**TASK DESCRIPTION**
Gather all lines in the entries that include the word "chart".

Stored records:
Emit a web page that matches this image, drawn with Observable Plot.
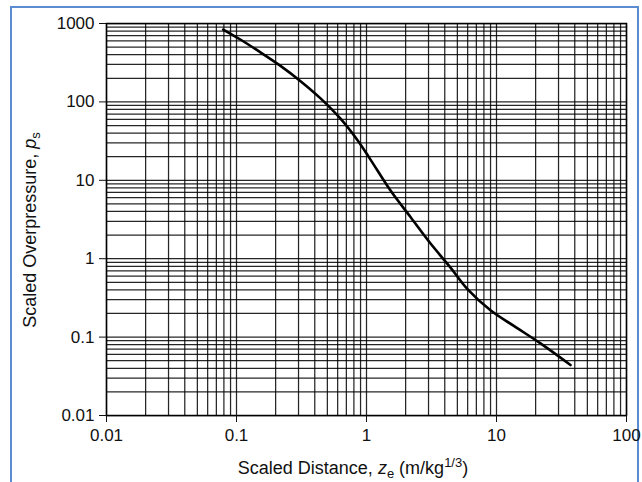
<!DOCTYPE html>
<html>
<head>
<meta charset="utf-8">
<script src="https://cdn.jsdelivr.net/npm/d3@7"></script>
<script src="https://cdn.jsdelivr.net/npm/@observablehq/plot@0.6"></script>
<style>
  body { margin: 0; background: #fff; }
  #wrap { position: relative; width: 642px; height: 482px; overflow: hidden; background: #fff; }
  #border { position: absolute; left: 10px; top: 6px; width: 625px; height: 500px;
            border: 2px solid #5b8bd0; border-bottom: none; }
  #chart { position: absolute; left: 0; top: 0; }
</style>
</head>
<body>
<div id="wrap"><div id="border"></div><div id="chart"></div></div>
<script>
// Scaled distance z_e (m/kg^1/3) and scaled overpressure p_s
const distance     = [0.079, 0.107, 0.153, 0.218, 0.311, 0.443, 0.631, 0.853, 1.07, 1.53, 2.18, 3.11, 4.43, 5.98, 8.99, 13.5, 21.8, 37.1];
const overpressure = [838,   625,   428,   288,   184,   111,   61,    32.4,  18.5, 7.4,  3.4,  1.56, 0.77, 0.41, 0.22, 0.14, 0.083, 0.044];

const xTicks = [0.01, 0.1, 1, 10, 100];
const yTicks = [0.01, 0.1, 1, 10, 100, 1000];
const gridMultiples = [1, 2, 3, 4, 5, 6, 7, 8, 9];

const curve = distance.map((d, i) => ({ x: d, y: overpressure[i] }));
const decadeGrid = ticks => ticks.slice(0, -1).flatMap(t => gridMultiples.map(m => +(t * m).toPrecision(6))).concat([ticks[ticks.length - 1]]);
const xGrid = decadeGrid(xTicks);
const yGrid = decadeGrid(yTicks);

const plot = Plot.plot({
  width: 642,
  height: 482,
  marginLeft: 106,
  marginRight: 16,
  marginTop: 23,
  marginBottom: 67,
  style: { fontFamily: "'Liberation Sans', Arial, sans-serif", fontSize: "17px", color: "#111", background: "transparent", overflow: "visible" },
  x: { type: "log", domain: [0.01, 100] },
  y: { type: "log", domain: [0.01, 1000] },
  marks: [
    Plot.ruleX(xGrid, { stroke: "#000", strokeWidth: 1.25, strokeOpacity: 0.85 }),
    Plot.ruleY(yGrid, { stroke: "#000", strokeWidth: 1.25, strokeOpacity: 0.85 }),
    Plot.frame({ stroke: "#000", strokeWidth: 1.5 }),
    Plot.axisX({ ticks: xTicks, tickFormat: d => String(d), tickSize: 7, tickPadding: 6, label: null, fontSize: 17 }),
    Plot.axisY({ ticks: yTicks, tickFormat: d => String(d), tickSize: 7, tickPadding: 5, label: null, fontSize: 17 }),
    Plot.line(curve, { x: "x", y: "y", curve: "catmull-rom", stroke: "#000", strokeWidth: 2.6 })
  ]
});

document.getElementById("chart").appendChild(plot);

const svg = d3.select(plot);
const font = "'Liberation Sans', Arial, sans-serif";

// x-axis title
const xl = svg.append("text")
  .attr("x", 353).attr("y", 474)
  .attr("text-anchor", "middle")
  .attr("fill", "#111")
  .style("font-family", font).style("font-size", "18px");
xl.append("tspan").text("Scaled Distance, ");
xl.append("tspan").attr("font-style", "italic").text("z");
xl.append("tspan").attr("font-size", "13px").attr("dy", 4).text("e");
xl.append("tspan").attr("dy", -4).text(" (m/kg");
xl.append("tspan").attr("font-size", "13px").attr("dy", -7).text("1/3");
xl.append("tspan").attr("dy", 7).text(")");

// y-axis title
const yl = svg.append("text")
  .attr("transform", "translate(36,230) rotate(-90)")
  .attr("text-anchor", "middle")
  .attr("fill", "#111")
  .style("font-family", font).style("font-size", "18px");
yl.append("tspan").text("Scaled Overpressure, ");
yl.append("tspan").attr("font-style", "italic").text("p");
yl.append("tspan").attr("font-size", "13px").attr("dy", 4).text("s");
</script>
</body>
</html>
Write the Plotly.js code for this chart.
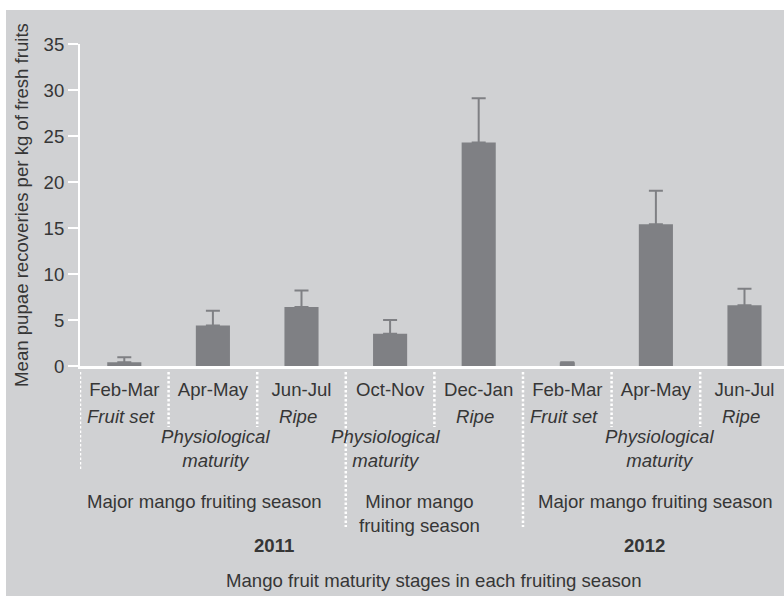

**REPLY TO THE EXERCISE**
  #chart { position: absolute; left: 0; top: 0; }
<div id="wrap"><div id="border"></div><div id="chart"></div></div>
document.getElementById("chart").appendChild(plot);
Write the Plotly.js code for this chart.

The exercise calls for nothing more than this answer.